**** DATASET EXCERPT

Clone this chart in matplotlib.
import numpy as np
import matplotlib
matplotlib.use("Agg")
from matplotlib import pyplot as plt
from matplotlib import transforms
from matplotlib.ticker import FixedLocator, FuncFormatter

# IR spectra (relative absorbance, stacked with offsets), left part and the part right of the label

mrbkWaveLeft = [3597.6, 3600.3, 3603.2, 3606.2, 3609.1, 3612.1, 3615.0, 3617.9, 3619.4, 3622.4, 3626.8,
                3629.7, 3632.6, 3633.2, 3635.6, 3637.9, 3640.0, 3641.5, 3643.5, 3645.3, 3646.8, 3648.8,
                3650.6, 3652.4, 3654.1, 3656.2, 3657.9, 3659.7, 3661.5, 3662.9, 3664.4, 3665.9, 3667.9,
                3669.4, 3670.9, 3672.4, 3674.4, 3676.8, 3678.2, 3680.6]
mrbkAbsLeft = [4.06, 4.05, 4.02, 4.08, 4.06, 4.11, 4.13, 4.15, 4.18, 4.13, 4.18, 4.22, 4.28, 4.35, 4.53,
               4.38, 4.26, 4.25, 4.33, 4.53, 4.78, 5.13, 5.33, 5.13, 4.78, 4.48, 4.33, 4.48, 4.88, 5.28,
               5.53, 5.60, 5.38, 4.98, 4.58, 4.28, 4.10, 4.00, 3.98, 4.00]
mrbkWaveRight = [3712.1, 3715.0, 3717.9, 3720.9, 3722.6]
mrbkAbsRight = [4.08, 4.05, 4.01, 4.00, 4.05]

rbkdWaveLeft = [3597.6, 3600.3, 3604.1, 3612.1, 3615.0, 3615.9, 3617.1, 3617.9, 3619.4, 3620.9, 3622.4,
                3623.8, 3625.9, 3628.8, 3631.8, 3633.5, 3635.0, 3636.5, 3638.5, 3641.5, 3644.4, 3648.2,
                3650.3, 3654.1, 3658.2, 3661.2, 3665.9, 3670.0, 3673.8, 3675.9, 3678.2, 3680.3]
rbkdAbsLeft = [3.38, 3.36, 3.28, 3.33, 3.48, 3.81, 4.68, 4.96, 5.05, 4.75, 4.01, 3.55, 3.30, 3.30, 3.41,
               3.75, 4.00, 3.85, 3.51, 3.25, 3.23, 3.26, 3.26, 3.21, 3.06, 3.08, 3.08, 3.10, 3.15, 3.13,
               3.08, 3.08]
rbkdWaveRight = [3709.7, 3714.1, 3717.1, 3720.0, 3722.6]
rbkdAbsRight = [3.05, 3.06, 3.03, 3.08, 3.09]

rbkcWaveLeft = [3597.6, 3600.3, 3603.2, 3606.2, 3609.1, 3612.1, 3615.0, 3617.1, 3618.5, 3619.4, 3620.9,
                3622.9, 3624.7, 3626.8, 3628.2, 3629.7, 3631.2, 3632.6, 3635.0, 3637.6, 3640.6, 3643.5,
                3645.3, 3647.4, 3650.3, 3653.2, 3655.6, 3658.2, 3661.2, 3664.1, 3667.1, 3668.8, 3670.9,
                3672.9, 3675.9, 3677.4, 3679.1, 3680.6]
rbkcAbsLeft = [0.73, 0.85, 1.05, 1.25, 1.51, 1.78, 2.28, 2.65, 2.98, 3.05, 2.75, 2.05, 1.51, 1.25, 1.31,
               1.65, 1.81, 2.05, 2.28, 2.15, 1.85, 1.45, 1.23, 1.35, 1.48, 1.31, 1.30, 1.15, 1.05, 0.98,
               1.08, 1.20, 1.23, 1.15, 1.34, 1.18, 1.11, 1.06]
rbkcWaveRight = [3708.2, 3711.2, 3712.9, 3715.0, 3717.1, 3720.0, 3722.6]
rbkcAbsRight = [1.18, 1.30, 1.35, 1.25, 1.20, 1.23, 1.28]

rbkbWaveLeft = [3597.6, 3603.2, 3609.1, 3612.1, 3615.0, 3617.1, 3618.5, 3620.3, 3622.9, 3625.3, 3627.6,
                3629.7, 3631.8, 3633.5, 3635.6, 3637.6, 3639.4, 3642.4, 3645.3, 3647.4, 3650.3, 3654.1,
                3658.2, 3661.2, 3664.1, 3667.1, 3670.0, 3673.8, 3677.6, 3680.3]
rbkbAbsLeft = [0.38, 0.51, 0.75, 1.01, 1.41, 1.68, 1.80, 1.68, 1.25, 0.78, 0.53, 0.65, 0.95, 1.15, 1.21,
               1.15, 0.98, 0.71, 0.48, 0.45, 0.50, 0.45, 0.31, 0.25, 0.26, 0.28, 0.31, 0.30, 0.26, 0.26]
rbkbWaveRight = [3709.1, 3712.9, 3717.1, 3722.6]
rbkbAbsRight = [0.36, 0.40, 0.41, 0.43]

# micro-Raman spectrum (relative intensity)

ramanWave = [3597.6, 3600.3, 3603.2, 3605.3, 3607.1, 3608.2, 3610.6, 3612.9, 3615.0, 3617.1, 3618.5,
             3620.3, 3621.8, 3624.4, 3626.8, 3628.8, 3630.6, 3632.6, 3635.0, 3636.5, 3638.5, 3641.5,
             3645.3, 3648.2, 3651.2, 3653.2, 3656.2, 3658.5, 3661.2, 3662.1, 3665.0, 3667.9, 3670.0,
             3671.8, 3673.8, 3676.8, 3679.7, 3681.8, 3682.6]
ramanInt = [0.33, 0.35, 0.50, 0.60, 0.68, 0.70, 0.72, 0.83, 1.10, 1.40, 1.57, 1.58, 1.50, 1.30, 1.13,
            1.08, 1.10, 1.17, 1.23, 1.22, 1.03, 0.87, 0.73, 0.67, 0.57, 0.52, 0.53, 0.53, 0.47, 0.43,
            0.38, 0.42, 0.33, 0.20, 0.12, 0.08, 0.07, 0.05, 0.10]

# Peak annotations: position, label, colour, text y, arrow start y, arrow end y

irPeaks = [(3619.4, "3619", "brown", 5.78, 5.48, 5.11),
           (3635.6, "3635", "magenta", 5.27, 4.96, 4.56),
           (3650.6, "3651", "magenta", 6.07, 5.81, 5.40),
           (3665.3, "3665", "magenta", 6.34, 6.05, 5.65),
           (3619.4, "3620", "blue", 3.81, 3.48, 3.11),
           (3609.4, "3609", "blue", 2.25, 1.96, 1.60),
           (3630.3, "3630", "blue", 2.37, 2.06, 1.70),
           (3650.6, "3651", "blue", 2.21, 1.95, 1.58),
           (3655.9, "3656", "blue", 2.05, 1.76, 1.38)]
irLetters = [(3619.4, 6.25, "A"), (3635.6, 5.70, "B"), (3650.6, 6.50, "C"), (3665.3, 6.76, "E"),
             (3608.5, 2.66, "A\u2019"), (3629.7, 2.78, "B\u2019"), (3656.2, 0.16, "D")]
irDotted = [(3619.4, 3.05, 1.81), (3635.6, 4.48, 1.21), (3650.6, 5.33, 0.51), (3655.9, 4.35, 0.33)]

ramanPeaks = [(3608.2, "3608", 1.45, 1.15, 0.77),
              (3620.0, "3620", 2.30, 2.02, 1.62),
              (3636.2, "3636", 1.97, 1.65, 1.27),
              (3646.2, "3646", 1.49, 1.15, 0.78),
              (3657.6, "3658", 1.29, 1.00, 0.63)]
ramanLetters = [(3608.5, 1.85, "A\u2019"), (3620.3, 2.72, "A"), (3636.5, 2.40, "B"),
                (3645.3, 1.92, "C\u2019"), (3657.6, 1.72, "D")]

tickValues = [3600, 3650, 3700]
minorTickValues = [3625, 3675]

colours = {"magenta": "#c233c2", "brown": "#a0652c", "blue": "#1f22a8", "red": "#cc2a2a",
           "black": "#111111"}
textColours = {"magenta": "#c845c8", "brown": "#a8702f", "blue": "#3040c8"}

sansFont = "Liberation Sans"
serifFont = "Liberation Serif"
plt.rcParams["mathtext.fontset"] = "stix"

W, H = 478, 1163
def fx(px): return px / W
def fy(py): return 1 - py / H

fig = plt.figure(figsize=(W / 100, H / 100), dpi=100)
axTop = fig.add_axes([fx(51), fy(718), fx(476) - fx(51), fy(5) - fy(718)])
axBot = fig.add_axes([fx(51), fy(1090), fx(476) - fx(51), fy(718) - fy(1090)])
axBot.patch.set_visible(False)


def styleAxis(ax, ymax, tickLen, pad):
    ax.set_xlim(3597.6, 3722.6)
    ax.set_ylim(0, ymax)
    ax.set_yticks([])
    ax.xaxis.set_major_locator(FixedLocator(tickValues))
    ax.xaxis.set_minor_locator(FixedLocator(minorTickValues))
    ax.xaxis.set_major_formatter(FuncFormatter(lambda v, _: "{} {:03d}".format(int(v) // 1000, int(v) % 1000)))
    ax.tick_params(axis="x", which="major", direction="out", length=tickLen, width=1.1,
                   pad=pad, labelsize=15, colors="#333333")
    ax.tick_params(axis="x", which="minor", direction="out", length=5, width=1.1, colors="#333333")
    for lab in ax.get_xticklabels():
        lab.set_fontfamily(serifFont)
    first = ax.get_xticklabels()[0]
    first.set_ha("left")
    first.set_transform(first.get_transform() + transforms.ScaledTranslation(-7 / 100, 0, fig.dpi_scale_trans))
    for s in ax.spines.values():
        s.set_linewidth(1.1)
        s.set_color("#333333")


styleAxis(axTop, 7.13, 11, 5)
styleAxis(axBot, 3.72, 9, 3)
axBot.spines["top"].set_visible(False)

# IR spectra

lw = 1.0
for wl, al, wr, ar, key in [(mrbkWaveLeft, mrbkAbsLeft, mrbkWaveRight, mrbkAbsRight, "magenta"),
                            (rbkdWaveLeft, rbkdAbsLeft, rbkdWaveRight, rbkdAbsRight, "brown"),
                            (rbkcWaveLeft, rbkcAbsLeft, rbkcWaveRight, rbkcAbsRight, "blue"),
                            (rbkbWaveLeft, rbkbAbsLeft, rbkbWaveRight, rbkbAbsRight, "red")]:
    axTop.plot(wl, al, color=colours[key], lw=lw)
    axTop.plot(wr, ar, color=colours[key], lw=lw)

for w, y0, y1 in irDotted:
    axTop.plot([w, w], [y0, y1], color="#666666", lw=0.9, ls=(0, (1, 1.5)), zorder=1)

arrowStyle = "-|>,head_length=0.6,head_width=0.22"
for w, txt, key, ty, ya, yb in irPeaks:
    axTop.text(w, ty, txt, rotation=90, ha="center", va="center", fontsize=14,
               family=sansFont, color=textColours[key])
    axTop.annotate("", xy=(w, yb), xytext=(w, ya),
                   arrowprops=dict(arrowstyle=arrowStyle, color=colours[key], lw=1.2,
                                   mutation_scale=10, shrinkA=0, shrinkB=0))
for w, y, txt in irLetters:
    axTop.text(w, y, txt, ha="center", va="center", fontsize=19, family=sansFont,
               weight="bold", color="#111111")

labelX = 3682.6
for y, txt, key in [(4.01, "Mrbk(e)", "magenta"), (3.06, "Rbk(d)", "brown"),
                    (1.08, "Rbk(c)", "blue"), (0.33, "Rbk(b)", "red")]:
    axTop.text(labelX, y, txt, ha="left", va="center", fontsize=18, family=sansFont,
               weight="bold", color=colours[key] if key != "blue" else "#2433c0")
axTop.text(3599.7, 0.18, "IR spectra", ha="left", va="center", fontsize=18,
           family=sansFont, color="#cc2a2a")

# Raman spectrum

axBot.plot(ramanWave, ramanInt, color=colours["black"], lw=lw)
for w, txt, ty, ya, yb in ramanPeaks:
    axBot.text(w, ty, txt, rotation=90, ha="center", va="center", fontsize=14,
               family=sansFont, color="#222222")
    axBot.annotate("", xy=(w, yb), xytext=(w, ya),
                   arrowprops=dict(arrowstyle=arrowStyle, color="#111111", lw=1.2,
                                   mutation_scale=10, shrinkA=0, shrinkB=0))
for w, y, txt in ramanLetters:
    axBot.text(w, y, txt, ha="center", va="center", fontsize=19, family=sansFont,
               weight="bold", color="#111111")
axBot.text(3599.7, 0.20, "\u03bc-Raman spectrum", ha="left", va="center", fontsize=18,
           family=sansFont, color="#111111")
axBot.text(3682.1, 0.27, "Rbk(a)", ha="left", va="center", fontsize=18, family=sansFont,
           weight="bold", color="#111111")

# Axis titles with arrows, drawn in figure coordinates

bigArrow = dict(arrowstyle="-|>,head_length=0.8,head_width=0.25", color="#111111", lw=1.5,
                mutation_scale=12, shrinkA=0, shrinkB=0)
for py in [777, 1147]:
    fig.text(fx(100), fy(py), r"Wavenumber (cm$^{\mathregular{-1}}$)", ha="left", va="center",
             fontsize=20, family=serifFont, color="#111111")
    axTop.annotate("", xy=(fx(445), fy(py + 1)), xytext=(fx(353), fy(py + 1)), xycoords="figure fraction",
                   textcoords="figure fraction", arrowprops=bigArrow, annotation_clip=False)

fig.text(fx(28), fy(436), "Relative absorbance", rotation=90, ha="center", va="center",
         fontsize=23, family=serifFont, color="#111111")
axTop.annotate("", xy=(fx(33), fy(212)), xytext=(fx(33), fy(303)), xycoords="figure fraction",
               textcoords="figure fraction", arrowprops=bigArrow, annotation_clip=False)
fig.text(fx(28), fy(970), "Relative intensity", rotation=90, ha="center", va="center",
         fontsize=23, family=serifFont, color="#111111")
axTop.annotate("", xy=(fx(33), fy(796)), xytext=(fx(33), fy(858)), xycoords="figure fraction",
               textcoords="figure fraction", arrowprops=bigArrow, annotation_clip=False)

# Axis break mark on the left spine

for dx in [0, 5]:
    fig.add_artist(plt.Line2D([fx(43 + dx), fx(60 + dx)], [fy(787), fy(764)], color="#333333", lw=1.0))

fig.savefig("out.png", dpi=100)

********

Please repeat word for word the lines above that run from the beginning through the line containing "from matplotlib.ticker import", keeping both the first and that last line.

> **FINISHED ANSWER**
Clone this chart in matplotlib.
import numpy as np
import matplotlib
matplotlib.use("Agg")
from matplotlib import pyplot as plt
from matplotlib import transforms
from matplotlib.ticker import FixedLocator, FuncFormatter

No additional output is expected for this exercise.